Syriza has to date been able to exploit the good will of Greek workers and the ongoing negotiations with Greece’s creditors to strike something of an oppositional pose—even as it pledged to implement the vast bulk of the troika’s austerity measures and repay all loans, raided pension funds, and reinstated the privatisation programme. But that period is coming to an end.

Syriza has a deadline of just two weeks to submit a list of cuts that will satisfy Greece’s creditors. Whether it succeeds and Greece remains within the euro zone, or fails and there is a Greek exit, there will be further savage attacks on millions of working people who are already barely able to survive.

Behind the smokescreen provided by its apologists, Syriza is making its preparations for the time when rhetoric will no longer suffice to cover for its imposition of austerity.
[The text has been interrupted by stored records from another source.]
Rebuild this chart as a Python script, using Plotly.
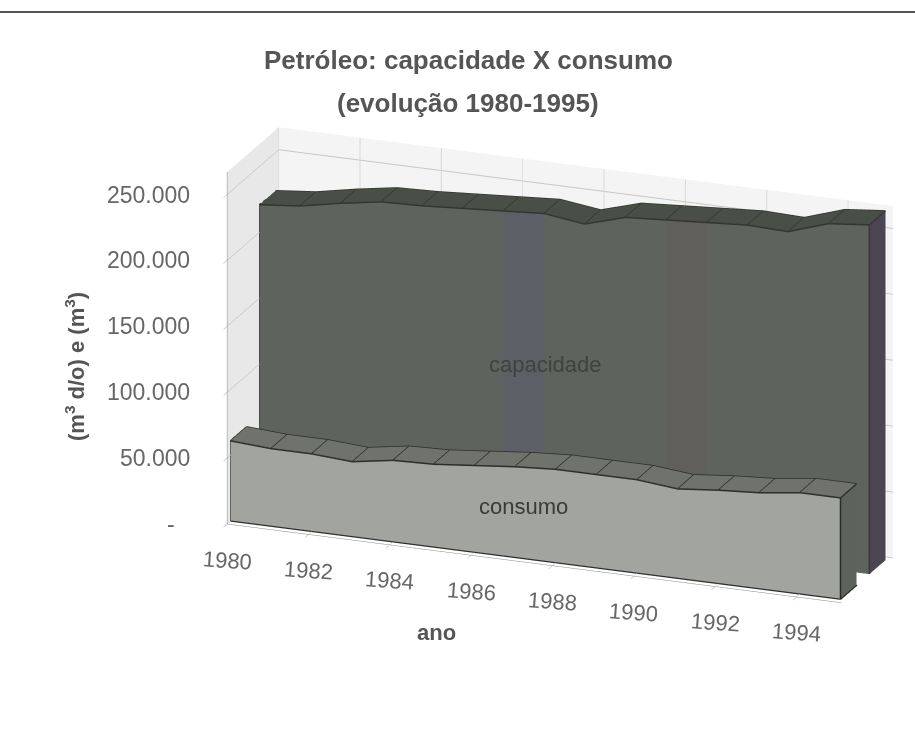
import math
import plotly.graph_objects as go

anos = list(range(1980, 1996))
capacidade = [221000, 224000, 230000, 235000, 236000, 238000, 240000, 242000,
              238000, 247000, 249000, 251000, 253000, 252000, 262000, 265000]
consumo = [61000, 59000, 59000, 57000, 62000, 63000, 66000, 69000,
           71000, 71000, 71000, 68000, 71000, 73000, 77000, 77000]
z_ticks = [0, 50000, 100000, 150000, 200000, 250000]
z_labels = ["-", "50.000", "100.000", "150.000", "200.000", "250.000"]
x_ticks = list(range(1980, 1996, 2))
x_labels = [str(a) for a in x_ticks]


def solid(xs, vals, y0, y1, c_front, c_top, c_side, bands=None):
    """Front, top and right-end faces of one 3D area series."""
    vx, vy, vz, i, j, k, fc = [], [], [], [], [], [], []

    def quad(p, col):
        n = len(vx)
        for a, b, c in p:
            vx.append(a); vy.append(b); vz.append(c)
        i.extend([n, n]); j.extend([n + 1, n + 2]); k.extend([n + 2, n + 3])
        fc.extend([col, col])

    for s in range(len(xs) - 1):
        a, b = xs[s], xs[s + 1]
        va, vb = vals[s], vals[s + 1]
        col = (bands or {}).get(a, c_front)
        quad([(a, y0, 0), (b, y0, 0), (b, y0, vb), (a, y0, va)], col)
        quad([(a, y0, va), (b, y0, vb), (b, y1, vb), (a, y1, va)], c_top)
    e, ve = xs[-1], vals[-1]
    quad([(e, y0, 0), (e, y1, 0), (e, y1, ve), (e, y0, ve)], c_side)
    return go.Mesh3d(x=vx, y=vy, z=vz, i=i, j=j, k=k, facecolor=fc, flatshading=True,
                     lighting=dict(ambient=1, diffuse=0, specular=0, fresnel=0),
                     hoverinfo="skip", showscale=False)


def edges(xs, vals, y0, y1, color, width, dividers):
    ex, ey, ez = [], [], []

    def seg(pts):
        for p in pts:
            ex.append(p[0]); ey.append(p[1]); ez.append(p[2])
        ex.append(None); ey.append(None); ez.append(None)

    seg([(a, y0, v) for a, v in zip(xs, vals)])
    seg([(a, y1, v) for a, v in zip(xs, vals)])
    seg([(xs[0], y0, vals[0]), (xs[0], y1, vals[0])])
    seg([(xs[-1], y0, vals[-1]), (xs[-1], y1, vals[-1])])
    seg([(xs[-1], y0, 0), (xs[-1], y0, vals[-1])])
    seg([(xs[0], y0, 0), (xs[0], y0, vals[0])])
    if dividers:
        for a, v in zip(xs[1:-1], vals[1:-1]):
            seg([(a, y0, v), (a, y1, v)])
    return go.Scatter3d(x=ex, y=ey, z=ez, mode="lines", line=dict(color=color, width=width),
                        hoverinfo="skip", showlegend=False)


Y_CONS = (0.0, 1.0)
Y_CAP = (1.8, 2.8)

fig = go.Figure()
fig.add_trace(solid(anos, capacidade, *Y_CAP, "#5e635d", "#494e47", "#4b4650",
                    bands={1986: "#5c6066", 1990: "#615f5c"}))
fig.add_trace(edges(anos, capacidade, *Y_CAP, "#33362f", 3, True))
fig.add_trace(solid(anos, consumo, *Y_CONS, "#a2a4a0", "#6f736c", "#5d625c"))
fig.add_trace(edges(anos, consumo, *Y_CONS, "#2b2d29", 3, True))
# dark foot of the front block
fig.add_trace(go.Scatter3d(x=[anos[0], anos[-1], anos[-1]], y=[Y_CONS[0], Y_CONS[0], Y_CONS[1]],
                           z=[600, 600, 600], mode="lines",
                           line=dict(color="#2f302d", width=5), hoverinfo="skip", showlegend=False))

# view geometry
a = math.radians(21)
e = math.radians(19.5)
D = 3.05
d = (math.cos(e) * math.sin(a), -math.cos(e) * math.cos(a), math.sin(e))
shift = 0.277
c = (-shift * math.cos(a), -shift * math.sin(a), -0.0143)
eye = tuple(ci + D * di for ci, di in zip(c, d))

FONT = "Liberation Sans, Arial, sans-serif"
x_tick_font = dict(family=FONT, size=22, color="#666666")
z_tick_font = dict(family=FONT, size=23, color="#666666")

scene_notes = [
    dict(x=1987.04, y=1.8, z=128000, text="capacidade", showarrow=False,
         font=dict(family=FONT, size=22, color="#3f423d")),
    dict(x=1987.2, y=0, z=40000, text="consumo", showarrow=False,
         font=dict(family=FONT, size=22, color="#3a3a3a")),
]
for v, lab in zip(x_ticks, x_labels):
    scene_notes.append(dict(x=v, y=-0.2, z=0, text=lab, showarrow=False, yshift=-36,
                            textangle=4, font=x_tick_font))
for v, lab in zip(z_ticks, z_labels):
    scene_notes.append(dict(x=1980, y=-0.2, z=v, text=lab, showarrow=False, xanchor="right",
                            xshift=-35 if v else -50, font=z_tick_font))

fig.update_layout(
    width=915, height=740,
    margin=dict(l=0, r=0, t=0, b=0),
    paper_bgcolor="#ffffff",
    showlegend=False,
    font=dict(family=FONT, color="#555555"),
    title=dict(text="<b>Petróleo: capacidade X consumo</b>",
               x=0.512, xanchor="center", y=1 - 60 / 740, yanchor="middle",
               font=dict(size=26, color="#555555")),
    scene=dict(
        domain=dict(x=[0, 1], y=[0, 1]),
        aspectmode="manual",
        aspectratio=dict(x=1.778, y=0.3885, z=1.009),
        camera=dict(projection=dict(type="orthographic"),
                    up=dict(x=0, y=0, z=1),
                    eye=dict(x=eye[0], y=eye[1], z=eye[2]),
                    center=dict(x=c[0], y=c[1], z=c[2])),
        xaxis=dict(title=dict(text=""), range=[1980, 1995.1], tickvals=x_ticks, showticklabels=False,
                   showgrid=True, gridcolor="#d8d8d8",
                   showbackground=True, backgroundcolor="#e8e8e8",
                   showline=True, linecolor="#888888", ticks="outside", tickcolor="#999999",
                   zeroline=False, showspikes=False),
        yaxis=dict(title=dict(text=""), range=[-0.2, 3.0], showticklabels=False, ticks="",
                   showgrid=False, showbackground=True, backgroundcolor="#f4f4f4",
                   showline=False, zeroline=False, showspikes=False),
        zaxis=dict(title=dict(text=""), range=[0, 267000], tickvals=z_ticks, showticklabels=False,
                   showgrid=True, gridcolor="#c8c8c8",
                   showbackground=False,
                   showline=True, linecolor="#888888", ticks="outside", tickcolor="#999999",
                   zeroline=False, showspikes=False),
        annotations=scene_notes,
    ),
    annotations=[
        dict(text="<b>(evolução 1980-1995)</b>", x=468 / 915, y=1 - 103 / 740, xref="paper", yref="paper",
             xanchor="center", yanchor="middle", showarrow=False, font=dict(size=26, color="#555555")),
        dict(text="<b>ano</b>", x=436 / 915, y=1 - 632 / 740, xref="paper", yref="paper", showarrow=False,
             xanchor="center", yanchor="middle", font=dict(size=22, color="#555555")),
        dict(text="<b>(m<sup>3</sup> d/o) e (m<sup>3</sup>)</b>", x=75 / 915, y=1 - 367 / 740,
             xref="paper", yref="paper", textangle=-90, showarrow=False,
             xanchor="center", yanchor="middle", font=dict(size=22, color="#555555")),
    ],
    shapes=[dict(type="line", xref="paper", yref="paper", x0=0, x1=1, y0=1 - 12 / 740, y1=1 - 12 / 740,
                 line=dict(color="#555555", width=2))],
)
fig.write_html("out.html", default_width="915px", default_height="740px",
               config=dict(displayModeBar=False),
               post_script="document.body.style.margin='0';document.body.style.overflow='hidden';")
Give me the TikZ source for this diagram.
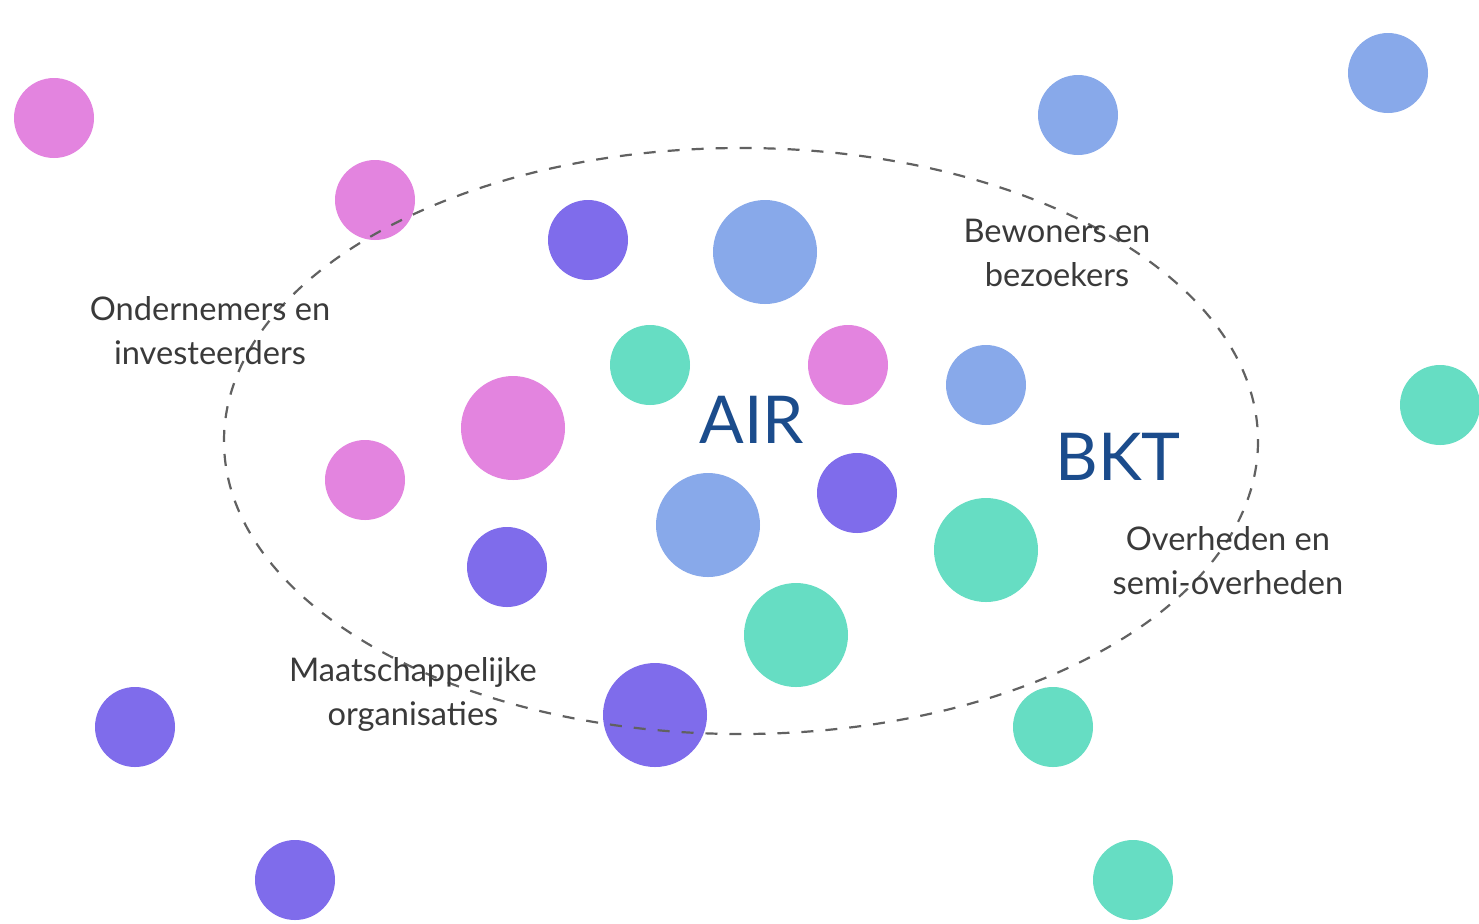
\documentclass[tikz,border=0pt]{standalone}
\usepackage{fontspec}
\setmainfont{Lato}
\definecolor{cpink}{HTML}{E384DF}
\definecolor{cblue}{HTML}{88A9EA}
\definecolor{cpurple}{HTML}{7F6CEB}
\definecolor{cgreen}{HTML}{66DDC3}
\definecolor{ctitle}{HTML}{1B4C8C}
\definecolor{clabel}{HTML}{3A3A3A}
\begin{document}
\begin{tikzpicture}[x=0.5pt,y=-0.5pt,
  dot/.style={circle,inner sep=0pt,minimum size=40pt},
  bigdot/.style={circle,inner sep=0pt,minimum size=52pt},
  grp/.style={font=\fontsize{16.3}{22}\selectfont,text=clabel,align=center,inner sep=0pt},
  ttl/.style={font=\fontsize{33}{36}\selectfont,text=ctitle,inner sep=0pt},
  bound/.style={draw=black!62,line width=1.1pt,dash pattern=on 6pt off 6pt}]
\useasboundingbox[fill=white] (0,0) rectangle (1479,923);
% circles
\node[dot,fill=cpink] (p1) at (54,118) {};
\node[dot,fill=cpink] (p2) at (375,200) {};
\node[dot,fill=cpurple] (u1) at (588,240) {};
\node[bigdot,fill=cblue] (b1) at (765,252) {};
\node[dot,fill=cblue] (b2) at (1078,115) {};
\node[dot,fill=cblue] (b3) at (1388,73) {};
\node[dot,fill=cgreen] (g1) at (650,365) {};
\node[dot,fill=cpink] (p3) at (848,365) {};
\node[dot,fill=cblue] (b4) at (986,385) {};
\node[dot,fill=cgreen] (g2) at (1440,405) {};
\node[bigdot,fill=cpink] (p4) at (513,428) {};
\node[dot,fill=cpink] (p5) at (365,480) {};
\node[dot,fill=cpurple] (u2) at (857,493) {};
\node[bigdot,fill=cblue] (b5) at (708,525) {};
\node[bigdot,fill=cgreen] (g3) at (986,550) {};
\node[dot,fill=cpurple] (u3) at (507,567) {};
\node[bigdot,fill=cgreen] (g4) at (796,635) {};
\node[bigdot,fill=cpurple] (u4) at (655,715) {};
\node[dot,fill=cgreen] (g5) at (1053,727) {};
\node[dot,fill=cpurple] (u5) at (135,727) {};
\node[dot,fill=cpurple] (u6) at (295,880) {};
\node[dot,fill=cgreen] (g6) at (1133,880) {};
% dashed boundary
\draw[bound] (741,441) ellipse [x radius=517, y radius=293];
% labels
\node[ttl] (air) at (752,420) {AIR};
\node[ttl] (bkt) at (1118,457) {BKT};
\node[grp] (ond) at (210,331) {Ondernemers en\\investeerders};
\node[grp] (bew) at (1057,253) {Bewoners en\\bezoekers};
\node[grp] (ove) at (1228,561) {Overheden en\\semi-overheden};
\node[grp] (maa) at (413,694) {Maatschappelijke\\organisaties};
\end{tikzpicture}
\end{document}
In June 2012, Tsipras held talks with the Greek Defence Ministry and army high command to make clear his readiness to defend “the country’s territorial integrity and national independence.” In October 2014, he met with the Defence Ministry to discuss Greece’s geostrategic goals, praising the “selfless stance” of military personnel. Prior to taking power after the January election, he reassured the chief of the general staff of the Greek Army and the leader of the Greek police that there would be no “power vacuum.”

Syriza has already become a byword for duplicity and treachery—acting always as a loyal defender of the Greek bourgeoisie and a political vehicle for a privileged petty-bourgeois layer epitomised by former academics such as Panousis, Paraskevopoulos and Finance Minister Yanis Varoufakis. Prompted by Panousis, it has now made clear that it will be more than ready to use state violence to crush social opposition from the working class.

Should this happen, Syriza’s defenders on the pseudo-left will have blood on their hands. With many having their own factions within Syriza, they have played a direct role in politically disarming the working class and allowing the ruling class to prepare the repressive apparatus of the state for counterrevolution.